» Given information:
----------------------------------------
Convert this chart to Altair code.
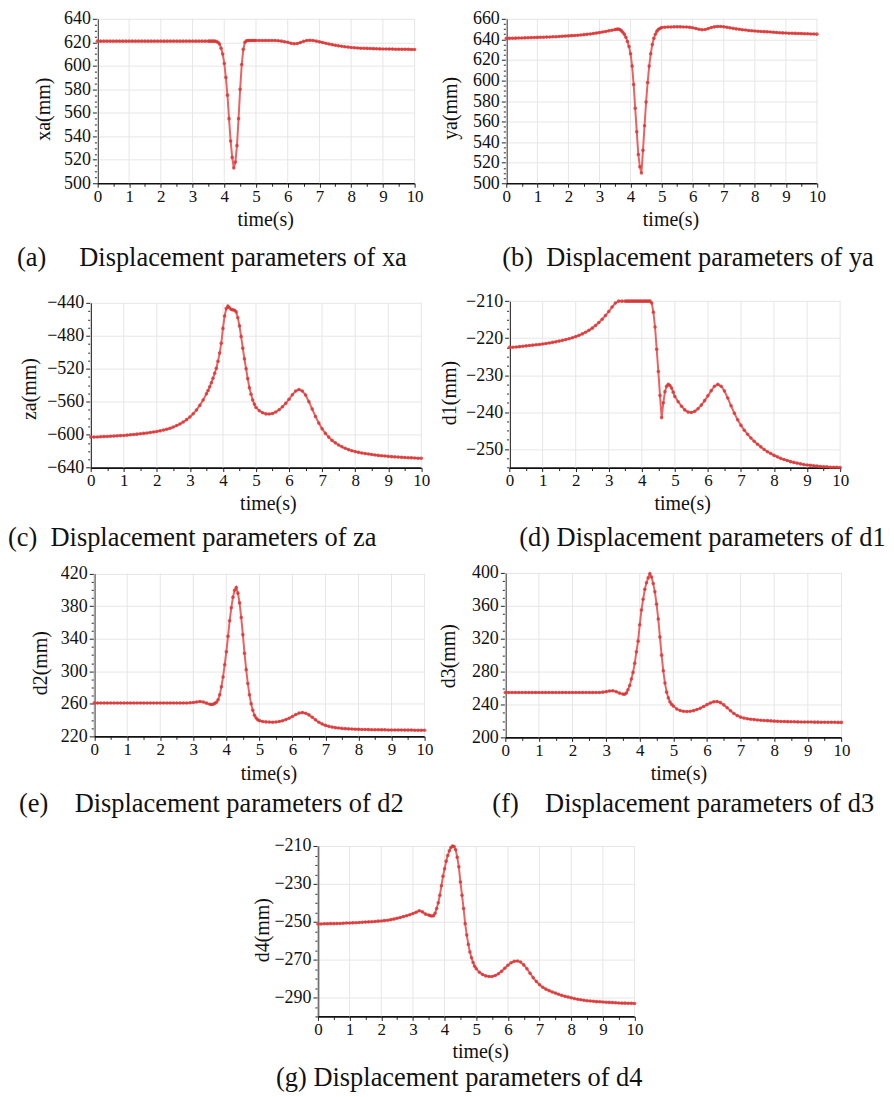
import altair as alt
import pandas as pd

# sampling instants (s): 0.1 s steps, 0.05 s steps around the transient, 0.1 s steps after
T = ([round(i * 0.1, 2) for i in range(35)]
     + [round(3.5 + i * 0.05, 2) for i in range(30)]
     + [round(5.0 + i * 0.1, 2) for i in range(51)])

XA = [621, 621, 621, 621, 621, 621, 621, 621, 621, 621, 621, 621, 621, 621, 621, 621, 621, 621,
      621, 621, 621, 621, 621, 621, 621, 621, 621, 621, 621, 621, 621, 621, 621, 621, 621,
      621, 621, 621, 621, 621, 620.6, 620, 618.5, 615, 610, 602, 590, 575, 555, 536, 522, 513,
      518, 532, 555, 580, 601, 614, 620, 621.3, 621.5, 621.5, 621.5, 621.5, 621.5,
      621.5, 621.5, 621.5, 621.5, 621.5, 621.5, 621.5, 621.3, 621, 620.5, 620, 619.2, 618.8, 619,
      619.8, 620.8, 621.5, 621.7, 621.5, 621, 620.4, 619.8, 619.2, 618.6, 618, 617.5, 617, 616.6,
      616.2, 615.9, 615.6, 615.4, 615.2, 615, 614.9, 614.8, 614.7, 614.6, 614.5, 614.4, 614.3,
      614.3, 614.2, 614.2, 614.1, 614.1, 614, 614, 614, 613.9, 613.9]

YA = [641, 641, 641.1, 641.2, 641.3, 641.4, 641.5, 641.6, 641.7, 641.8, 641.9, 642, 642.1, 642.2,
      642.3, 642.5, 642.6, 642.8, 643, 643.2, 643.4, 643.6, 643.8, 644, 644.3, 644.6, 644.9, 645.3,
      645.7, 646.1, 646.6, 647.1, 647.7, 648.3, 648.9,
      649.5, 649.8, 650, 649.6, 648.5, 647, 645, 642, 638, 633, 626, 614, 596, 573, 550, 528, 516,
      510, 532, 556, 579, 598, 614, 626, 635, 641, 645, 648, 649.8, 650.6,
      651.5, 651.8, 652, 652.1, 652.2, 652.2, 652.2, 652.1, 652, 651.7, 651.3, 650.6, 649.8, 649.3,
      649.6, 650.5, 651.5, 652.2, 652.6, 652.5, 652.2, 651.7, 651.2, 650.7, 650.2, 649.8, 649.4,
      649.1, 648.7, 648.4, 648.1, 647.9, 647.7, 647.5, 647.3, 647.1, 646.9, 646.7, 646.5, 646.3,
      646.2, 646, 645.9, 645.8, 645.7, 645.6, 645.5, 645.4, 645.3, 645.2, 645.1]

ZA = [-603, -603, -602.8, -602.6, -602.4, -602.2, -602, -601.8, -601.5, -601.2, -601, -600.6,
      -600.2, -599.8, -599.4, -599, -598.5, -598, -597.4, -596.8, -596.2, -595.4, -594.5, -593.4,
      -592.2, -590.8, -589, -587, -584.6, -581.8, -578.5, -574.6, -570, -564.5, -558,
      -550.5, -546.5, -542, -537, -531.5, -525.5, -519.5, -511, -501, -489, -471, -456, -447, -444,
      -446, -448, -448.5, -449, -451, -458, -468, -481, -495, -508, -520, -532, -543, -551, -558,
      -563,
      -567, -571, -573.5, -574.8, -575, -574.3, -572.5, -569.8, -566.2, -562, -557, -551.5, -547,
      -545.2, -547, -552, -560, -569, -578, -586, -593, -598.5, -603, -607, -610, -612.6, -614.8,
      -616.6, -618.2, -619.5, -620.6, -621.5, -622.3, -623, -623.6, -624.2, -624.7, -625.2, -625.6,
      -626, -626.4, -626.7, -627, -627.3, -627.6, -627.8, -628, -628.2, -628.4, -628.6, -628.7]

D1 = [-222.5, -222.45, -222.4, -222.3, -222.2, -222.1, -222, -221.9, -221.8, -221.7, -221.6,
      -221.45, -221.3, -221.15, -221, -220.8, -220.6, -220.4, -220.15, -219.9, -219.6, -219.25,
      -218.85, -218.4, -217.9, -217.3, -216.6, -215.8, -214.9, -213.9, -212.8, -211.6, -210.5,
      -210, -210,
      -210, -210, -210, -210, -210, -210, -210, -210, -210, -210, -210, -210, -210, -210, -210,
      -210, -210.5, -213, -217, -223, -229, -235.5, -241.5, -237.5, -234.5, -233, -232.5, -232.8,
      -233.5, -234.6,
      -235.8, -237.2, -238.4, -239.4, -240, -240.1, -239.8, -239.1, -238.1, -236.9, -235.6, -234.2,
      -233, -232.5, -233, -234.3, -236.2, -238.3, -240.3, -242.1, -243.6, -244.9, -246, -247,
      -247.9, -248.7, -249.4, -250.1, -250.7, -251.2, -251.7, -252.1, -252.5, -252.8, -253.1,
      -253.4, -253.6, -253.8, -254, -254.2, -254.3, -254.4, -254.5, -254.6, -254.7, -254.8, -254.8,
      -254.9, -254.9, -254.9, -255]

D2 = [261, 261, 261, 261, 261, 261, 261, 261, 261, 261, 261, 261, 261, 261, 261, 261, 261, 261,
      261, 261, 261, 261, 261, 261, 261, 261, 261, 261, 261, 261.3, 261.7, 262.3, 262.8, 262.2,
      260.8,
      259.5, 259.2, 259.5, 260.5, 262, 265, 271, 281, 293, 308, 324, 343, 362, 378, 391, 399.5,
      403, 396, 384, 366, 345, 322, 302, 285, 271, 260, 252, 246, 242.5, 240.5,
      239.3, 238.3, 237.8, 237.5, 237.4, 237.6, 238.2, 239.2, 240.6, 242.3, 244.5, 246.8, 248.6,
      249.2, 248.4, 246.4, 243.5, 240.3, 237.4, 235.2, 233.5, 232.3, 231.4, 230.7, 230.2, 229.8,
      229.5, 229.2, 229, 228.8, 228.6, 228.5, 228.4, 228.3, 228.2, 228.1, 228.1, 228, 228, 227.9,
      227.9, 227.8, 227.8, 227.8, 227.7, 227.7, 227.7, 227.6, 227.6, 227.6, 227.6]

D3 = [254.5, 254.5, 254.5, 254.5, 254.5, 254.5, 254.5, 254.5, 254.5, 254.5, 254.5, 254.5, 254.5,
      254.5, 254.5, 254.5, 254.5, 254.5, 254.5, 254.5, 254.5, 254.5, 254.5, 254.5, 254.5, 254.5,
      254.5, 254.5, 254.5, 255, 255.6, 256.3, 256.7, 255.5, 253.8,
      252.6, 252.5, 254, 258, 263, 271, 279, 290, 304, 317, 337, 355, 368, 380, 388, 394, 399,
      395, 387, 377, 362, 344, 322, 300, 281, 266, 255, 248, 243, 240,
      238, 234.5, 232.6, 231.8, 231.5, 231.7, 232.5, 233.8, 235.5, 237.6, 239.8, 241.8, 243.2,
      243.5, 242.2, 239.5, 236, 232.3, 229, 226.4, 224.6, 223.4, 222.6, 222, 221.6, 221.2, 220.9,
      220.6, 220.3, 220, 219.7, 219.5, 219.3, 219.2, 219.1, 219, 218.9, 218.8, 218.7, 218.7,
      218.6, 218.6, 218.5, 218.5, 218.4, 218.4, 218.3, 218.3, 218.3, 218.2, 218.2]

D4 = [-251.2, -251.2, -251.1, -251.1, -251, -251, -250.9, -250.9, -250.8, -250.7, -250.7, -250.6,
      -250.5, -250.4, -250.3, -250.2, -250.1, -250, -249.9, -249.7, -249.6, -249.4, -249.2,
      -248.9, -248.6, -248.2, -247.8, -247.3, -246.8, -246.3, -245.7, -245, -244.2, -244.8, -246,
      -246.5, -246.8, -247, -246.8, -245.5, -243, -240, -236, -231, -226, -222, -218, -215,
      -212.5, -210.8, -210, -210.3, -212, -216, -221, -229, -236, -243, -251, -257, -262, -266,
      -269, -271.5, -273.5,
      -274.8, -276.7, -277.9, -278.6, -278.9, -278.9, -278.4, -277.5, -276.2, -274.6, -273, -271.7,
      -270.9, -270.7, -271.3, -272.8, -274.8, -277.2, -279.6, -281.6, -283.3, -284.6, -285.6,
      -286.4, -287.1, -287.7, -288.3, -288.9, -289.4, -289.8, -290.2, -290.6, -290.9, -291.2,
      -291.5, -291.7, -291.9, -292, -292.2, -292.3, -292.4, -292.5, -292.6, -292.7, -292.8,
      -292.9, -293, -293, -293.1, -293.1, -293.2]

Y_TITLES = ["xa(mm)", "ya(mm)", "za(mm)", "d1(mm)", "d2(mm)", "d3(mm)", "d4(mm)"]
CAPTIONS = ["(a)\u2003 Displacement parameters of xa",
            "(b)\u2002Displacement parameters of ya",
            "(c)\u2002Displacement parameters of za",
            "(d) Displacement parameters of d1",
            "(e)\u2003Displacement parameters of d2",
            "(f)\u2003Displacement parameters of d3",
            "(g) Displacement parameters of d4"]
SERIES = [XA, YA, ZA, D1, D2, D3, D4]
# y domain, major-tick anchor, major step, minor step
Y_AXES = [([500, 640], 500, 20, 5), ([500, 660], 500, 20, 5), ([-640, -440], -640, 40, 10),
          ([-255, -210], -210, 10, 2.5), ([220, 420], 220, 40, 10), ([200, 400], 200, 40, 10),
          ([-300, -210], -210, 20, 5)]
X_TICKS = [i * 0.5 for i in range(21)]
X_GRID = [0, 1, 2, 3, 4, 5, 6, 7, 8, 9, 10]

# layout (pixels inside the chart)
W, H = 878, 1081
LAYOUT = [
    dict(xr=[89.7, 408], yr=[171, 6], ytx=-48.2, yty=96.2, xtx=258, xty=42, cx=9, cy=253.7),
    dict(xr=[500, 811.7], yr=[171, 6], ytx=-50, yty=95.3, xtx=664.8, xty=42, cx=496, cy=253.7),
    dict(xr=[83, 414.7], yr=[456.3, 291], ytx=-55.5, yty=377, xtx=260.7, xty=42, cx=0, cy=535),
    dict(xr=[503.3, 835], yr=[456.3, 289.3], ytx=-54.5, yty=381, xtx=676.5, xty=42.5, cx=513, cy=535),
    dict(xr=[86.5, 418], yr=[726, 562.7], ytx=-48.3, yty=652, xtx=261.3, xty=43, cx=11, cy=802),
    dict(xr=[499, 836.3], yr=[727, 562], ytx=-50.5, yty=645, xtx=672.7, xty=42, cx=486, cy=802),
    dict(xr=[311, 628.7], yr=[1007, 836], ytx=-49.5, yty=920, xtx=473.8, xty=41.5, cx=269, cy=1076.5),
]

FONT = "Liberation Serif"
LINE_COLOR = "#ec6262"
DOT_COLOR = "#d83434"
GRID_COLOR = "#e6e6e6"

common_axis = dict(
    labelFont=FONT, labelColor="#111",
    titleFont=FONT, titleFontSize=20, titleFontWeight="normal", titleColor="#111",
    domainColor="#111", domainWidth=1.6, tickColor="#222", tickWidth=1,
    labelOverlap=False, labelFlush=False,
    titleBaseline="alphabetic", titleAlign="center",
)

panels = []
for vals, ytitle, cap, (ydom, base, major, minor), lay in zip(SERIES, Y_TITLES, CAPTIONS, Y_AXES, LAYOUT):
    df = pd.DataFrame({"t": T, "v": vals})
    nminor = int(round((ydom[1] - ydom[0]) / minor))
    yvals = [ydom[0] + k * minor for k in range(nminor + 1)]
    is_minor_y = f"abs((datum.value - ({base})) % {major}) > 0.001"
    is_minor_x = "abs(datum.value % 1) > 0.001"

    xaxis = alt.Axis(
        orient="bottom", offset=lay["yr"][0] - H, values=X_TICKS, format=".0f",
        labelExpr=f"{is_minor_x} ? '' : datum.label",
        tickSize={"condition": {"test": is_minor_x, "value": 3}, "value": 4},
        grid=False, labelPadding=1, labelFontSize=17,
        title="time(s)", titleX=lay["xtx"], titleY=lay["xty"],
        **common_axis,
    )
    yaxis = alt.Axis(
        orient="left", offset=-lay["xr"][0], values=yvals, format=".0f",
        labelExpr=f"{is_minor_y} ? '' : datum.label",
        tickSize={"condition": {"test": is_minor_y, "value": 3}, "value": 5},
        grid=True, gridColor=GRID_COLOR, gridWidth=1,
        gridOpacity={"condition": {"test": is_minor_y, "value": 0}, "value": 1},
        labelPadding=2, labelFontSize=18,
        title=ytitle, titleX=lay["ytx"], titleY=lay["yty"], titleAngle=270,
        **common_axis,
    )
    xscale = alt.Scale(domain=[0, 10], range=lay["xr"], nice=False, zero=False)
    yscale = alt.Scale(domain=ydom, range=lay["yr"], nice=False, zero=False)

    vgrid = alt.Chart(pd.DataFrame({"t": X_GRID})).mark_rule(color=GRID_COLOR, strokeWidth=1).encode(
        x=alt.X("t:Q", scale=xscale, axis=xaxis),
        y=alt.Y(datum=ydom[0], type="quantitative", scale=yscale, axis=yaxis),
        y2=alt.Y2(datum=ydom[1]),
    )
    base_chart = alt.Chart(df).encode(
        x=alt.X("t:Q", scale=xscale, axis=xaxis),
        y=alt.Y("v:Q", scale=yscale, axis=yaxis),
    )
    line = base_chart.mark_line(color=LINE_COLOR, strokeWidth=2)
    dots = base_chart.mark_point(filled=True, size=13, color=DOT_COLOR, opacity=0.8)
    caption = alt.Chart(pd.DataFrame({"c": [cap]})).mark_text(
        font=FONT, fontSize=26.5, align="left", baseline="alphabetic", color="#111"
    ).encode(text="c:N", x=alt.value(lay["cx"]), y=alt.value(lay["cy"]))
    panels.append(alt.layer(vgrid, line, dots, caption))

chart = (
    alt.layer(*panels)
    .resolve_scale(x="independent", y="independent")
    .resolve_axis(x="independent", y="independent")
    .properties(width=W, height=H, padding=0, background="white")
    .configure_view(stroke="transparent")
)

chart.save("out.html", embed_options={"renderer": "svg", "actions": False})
----------------------------------------
» Task instructions:
Exactly restate the lines from the beginning of the data through the line with "614.3, 614.2, 614.2, 614.1, 614.1, 614, 614, 614, 613.9, 613.9]", and no others, keeping pictures out.

» Solution to this problem:
Convert this chart to Altair code.
import altair as alt
import pandas as pd

# sampling instants (s): 0.1 s steps, 0.05 s steps around the transient, 0.1 s steps after
T = ([round(i * 0.1, 2) for i in range(35)]
     + [round(3.5 + i * 0.05, 2) for i in range(30)]
     + [round(5.0 + i * 0.1, 2) for i in range(51)])

XA = [621, 621, 621, 621, 621, 621, 621, 621, 621, 621, 621, 621, 621, 621, 621, 621, 621, 621,
      621, 621, 621, 621, 621, 621, 621, 621, 621, 621, 621, 621, 621, 621, 621, 621, 621,
      621, 621, 621, 621, 621, 620.6, 620, 618.5, 615, 610, 602, 590, 575, 555, 536, 522, 513,
      518, 532, 555, 580, 601, 614, 620, 621.3, 621.5, 621.5, 621.5, 621.5, 621.5,
      621.5, 621.5, 621.5, 621.5, 621.5, 621.5, 621.5, 621.3, 621, 620.5, 620, 619.2, 618.8, 619,
      619.8, 620.8, 621.5, 621.7, 621.5, 621, 620.4, 619.8, 619.2, 618.6, 618, 617.5, 617, 616.6,
      616.2, 615.9, 615.6, 615.4, 615.2, 615, 614.9, 614.8, 614.7, 614.6, 614.5, 614.4, 614.3,
      614.3, 614.2, 614.2, 614.1, 614.1, 614, 614, 614, 613.9, 613.9]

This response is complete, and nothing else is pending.